The back of Lake Louise is considered to be the cragging jewel in the Rockies Crown. Anyone who passes through with only a week to climb is told to head directly there. The rock is quartzite, often with vertical cracks and horizontal in-cuts for hands and fingers to surmount overhanging sections. There are roofs, arétes, technical faces, cracks – sometimes all in one steep, magnificent line. And the setting is stunning. The hue of Lake Louise seems to be infused with a purity of blue that doesn’t exist anywhere else.

Morraine Lake is in the same area, at the head of the Valley of Ten Peaks. A stroll up the valley not only gives you a view of several peaks that resemble the bottom jawline of some mammoth, prehistoric predator, but also brings you to the free-standing, 100m-high pillar known as the Grand Sentinel.

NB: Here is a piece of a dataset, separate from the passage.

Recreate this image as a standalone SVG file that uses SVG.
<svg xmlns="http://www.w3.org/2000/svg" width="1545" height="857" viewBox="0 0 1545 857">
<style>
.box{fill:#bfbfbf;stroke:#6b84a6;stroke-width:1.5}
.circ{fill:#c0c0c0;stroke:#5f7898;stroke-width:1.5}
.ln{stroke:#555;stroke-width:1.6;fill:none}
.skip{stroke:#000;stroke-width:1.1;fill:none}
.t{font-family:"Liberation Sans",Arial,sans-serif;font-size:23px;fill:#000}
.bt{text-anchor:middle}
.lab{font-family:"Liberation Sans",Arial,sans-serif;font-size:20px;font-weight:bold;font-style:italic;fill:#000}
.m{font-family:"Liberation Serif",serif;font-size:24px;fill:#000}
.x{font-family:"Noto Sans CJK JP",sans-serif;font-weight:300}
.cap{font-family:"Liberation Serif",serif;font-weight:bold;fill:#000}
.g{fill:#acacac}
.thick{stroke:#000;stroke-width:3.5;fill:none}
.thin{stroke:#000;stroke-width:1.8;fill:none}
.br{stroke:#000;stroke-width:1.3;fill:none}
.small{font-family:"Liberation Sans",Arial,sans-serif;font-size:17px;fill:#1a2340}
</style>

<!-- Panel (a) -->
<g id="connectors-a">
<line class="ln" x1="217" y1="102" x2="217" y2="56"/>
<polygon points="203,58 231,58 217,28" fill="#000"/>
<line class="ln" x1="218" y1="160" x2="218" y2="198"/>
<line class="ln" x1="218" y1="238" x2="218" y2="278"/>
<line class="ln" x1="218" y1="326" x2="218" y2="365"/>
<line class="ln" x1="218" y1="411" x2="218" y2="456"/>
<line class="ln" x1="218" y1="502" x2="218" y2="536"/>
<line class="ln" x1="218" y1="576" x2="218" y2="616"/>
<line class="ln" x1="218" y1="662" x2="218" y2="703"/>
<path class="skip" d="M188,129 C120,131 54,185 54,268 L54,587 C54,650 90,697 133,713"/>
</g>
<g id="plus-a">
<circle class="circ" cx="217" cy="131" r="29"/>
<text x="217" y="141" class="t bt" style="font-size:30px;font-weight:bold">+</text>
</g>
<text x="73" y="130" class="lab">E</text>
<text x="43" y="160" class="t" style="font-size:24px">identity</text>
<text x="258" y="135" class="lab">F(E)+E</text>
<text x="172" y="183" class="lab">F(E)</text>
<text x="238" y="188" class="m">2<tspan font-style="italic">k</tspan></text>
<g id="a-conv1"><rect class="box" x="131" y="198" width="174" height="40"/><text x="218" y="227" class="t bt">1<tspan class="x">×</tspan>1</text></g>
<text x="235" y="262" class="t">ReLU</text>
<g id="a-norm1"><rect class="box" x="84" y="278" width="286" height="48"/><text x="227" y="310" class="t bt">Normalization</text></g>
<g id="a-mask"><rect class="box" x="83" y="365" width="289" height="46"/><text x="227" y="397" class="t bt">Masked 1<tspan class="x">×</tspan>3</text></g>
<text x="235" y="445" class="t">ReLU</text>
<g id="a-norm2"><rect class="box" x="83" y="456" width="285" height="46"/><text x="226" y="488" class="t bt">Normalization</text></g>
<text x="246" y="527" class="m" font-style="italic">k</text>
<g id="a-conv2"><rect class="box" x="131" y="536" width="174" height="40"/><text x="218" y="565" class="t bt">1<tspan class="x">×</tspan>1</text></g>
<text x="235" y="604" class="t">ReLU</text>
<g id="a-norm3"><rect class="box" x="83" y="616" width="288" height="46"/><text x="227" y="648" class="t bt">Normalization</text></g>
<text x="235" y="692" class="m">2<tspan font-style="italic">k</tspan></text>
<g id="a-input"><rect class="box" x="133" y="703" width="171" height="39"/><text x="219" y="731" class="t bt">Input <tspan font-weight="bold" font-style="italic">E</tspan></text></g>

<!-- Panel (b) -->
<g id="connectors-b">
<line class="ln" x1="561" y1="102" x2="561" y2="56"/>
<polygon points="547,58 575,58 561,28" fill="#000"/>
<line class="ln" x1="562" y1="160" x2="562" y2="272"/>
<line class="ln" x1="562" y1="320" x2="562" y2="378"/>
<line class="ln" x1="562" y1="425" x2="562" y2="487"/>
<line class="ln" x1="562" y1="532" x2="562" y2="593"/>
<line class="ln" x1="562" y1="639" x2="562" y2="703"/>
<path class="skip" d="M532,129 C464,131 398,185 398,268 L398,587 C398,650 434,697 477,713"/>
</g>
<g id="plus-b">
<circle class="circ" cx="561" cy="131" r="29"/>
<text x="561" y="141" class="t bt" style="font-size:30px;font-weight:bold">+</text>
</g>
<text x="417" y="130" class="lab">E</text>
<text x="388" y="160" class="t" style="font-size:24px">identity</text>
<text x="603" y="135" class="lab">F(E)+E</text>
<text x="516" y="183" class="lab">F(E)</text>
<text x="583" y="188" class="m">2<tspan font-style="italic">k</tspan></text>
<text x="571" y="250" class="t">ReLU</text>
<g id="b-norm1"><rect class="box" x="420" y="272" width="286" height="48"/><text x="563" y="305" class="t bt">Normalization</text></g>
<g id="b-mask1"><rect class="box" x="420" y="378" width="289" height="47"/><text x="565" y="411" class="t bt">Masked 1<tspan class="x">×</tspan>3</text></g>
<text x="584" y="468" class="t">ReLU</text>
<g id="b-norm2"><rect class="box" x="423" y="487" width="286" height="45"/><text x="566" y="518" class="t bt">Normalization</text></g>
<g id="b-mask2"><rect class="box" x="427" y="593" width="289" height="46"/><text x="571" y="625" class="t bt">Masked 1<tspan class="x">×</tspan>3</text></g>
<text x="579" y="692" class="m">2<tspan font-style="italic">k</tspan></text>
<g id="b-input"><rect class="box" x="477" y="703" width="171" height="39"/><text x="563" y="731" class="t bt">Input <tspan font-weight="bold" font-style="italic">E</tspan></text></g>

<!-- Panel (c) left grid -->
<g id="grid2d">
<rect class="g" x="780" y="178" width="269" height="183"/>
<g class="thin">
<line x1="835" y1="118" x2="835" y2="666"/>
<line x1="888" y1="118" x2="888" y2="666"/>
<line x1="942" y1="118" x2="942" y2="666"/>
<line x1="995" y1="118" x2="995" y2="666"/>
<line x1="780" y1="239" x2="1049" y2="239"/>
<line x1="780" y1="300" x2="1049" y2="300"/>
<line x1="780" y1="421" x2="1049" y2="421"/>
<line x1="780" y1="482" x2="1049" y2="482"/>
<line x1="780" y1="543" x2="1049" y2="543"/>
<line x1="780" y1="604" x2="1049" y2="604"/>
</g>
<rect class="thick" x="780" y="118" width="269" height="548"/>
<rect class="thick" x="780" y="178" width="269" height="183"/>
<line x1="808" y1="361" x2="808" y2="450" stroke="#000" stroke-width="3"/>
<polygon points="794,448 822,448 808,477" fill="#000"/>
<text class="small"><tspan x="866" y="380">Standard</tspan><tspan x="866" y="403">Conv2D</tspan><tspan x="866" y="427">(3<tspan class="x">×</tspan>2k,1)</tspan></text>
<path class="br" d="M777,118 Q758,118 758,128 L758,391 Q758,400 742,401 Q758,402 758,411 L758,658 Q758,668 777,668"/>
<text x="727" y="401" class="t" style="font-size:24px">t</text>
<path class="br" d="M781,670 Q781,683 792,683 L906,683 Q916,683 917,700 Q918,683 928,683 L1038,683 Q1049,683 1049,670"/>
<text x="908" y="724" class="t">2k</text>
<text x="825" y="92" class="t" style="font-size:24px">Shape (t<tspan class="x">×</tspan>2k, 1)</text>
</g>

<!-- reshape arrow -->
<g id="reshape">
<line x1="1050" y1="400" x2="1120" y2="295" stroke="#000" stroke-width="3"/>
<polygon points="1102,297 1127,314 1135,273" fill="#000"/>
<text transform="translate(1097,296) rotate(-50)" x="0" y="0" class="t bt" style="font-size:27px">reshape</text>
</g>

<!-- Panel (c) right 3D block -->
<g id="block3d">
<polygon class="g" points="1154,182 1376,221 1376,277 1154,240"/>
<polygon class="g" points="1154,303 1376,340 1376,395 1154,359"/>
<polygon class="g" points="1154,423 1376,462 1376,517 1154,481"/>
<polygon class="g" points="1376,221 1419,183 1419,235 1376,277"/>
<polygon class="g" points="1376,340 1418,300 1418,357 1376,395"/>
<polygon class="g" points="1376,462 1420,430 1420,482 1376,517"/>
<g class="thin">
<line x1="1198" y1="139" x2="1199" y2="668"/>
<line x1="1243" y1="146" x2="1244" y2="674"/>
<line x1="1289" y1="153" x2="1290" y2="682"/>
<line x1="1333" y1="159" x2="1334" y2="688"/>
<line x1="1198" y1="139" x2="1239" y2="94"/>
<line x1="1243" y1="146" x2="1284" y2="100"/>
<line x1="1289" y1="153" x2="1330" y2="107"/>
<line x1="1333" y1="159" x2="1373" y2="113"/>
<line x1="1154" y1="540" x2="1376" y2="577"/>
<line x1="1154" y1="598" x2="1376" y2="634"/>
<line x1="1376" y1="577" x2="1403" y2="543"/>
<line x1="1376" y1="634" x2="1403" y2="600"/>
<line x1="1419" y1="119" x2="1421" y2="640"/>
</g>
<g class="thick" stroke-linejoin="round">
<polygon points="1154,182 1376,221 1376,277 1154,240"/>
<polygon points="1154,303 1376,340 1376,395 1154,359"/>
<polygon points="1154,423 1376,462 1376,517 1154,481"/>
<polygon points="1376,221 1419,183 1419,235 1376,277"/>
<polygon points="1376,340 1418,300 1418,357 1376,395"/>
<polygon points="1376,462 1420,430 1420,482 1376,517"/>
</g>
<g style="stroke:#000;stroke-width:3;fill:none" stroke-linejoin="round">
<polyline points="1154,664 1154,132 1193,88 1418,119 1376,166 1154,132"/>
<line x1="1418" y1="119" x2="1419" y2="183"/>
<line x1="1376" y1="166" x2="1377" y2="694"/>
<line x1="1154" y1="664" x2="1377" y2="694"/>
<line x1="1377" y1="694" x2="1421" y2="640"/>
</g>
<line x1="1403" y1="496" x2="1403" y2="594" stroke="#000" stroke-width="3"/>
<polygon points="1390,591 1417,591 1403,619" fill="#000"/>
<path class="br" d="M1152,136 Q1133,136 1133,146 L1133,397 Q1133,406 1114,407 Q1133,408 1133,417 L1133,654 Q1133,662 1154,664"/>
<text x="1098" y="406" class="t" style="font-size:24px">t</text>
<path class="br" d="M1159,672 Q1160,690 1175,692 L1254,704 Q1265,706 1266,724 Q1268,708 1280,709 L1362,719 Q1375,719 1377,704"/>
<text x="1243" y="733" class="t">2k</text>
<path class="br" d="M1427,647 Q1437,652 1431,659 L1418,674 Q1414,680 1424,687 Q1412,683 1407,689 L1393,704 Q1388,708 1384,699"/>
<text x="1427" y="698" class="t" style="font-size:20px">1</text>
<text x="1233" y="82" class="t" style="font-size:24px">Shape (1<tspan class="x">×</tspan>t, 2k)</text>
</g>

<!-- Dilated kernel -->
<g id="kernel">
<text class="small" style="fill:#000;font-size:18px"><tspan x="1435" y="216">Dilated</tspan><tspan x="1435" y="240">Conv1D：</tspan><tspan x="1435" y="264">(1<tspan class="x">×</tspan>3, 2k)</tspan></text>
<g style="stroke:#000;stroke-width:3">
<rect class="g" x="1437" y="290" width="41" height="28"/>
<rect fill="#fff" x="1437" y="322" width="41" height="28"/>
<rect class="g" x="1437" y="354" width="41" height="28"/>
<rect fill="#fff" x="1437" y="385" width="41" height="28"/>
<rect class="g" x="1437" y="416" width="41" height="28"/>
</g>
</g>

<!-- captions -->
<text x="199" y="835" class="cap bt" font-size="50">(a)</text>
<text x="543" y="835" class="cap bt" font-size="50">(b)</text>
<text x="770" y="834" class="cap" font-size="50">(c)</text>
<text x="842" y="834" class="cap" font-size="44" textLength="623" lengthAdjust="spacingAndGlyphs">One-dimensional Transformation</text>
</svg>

Of the few lines on it, Cardiac Aréte (grade 5.10d, 20) is the stand-out. Four bolted pitches up a sharp, aesthetic aréte, with wild exposure and a nearby glacier that frequently releases boulder torpedoes to the talus below. At the top of the route is a flat platform which seems custom-built to pose for summit photographs and bask in the euphoria that comes with the sheer pleasure of beautiful climbing in a magnificent position.

Lake Louise epitomises everything that is great about the Rockies: a lot of rock amid stunning serenity. But even here, we were not immune to shitty rock. While having lunch, some climbers dislodged a boulder the size of an armchair from the top of the cliff of Saddle Mountain. The sound was like the swooshing of a diving bird inches from the cliff face – but magnified a thousand times. I gazed skywards, half-expecting to see a winged dinosaur the size of a bus, but instead watched as the block obliterated into the ground a mere 10m from us.

This was a special type of playground, where falling death blocks could interrupt your lunch. As I continued to munch on my hummus and crackers, it struck me. You have to be prepared – more than usual – to navigate rock both excellent and fragile, but so long as death was avoided, it enhanced the experience. It improved your skill set. Close encounters with crumbly rock are character-building, and add flavour to the adventure.

The summer season in the Rockies is short and as October rolled around, several objectives – Mt Assiniboine, Mt Edith Cavell, the Tonquin – remained undone. Whole ranges unvisited. Therein lies the secret of the Rockies to keep drawing you back: the infinite rock faces will mean that the tick-list will always keep growing.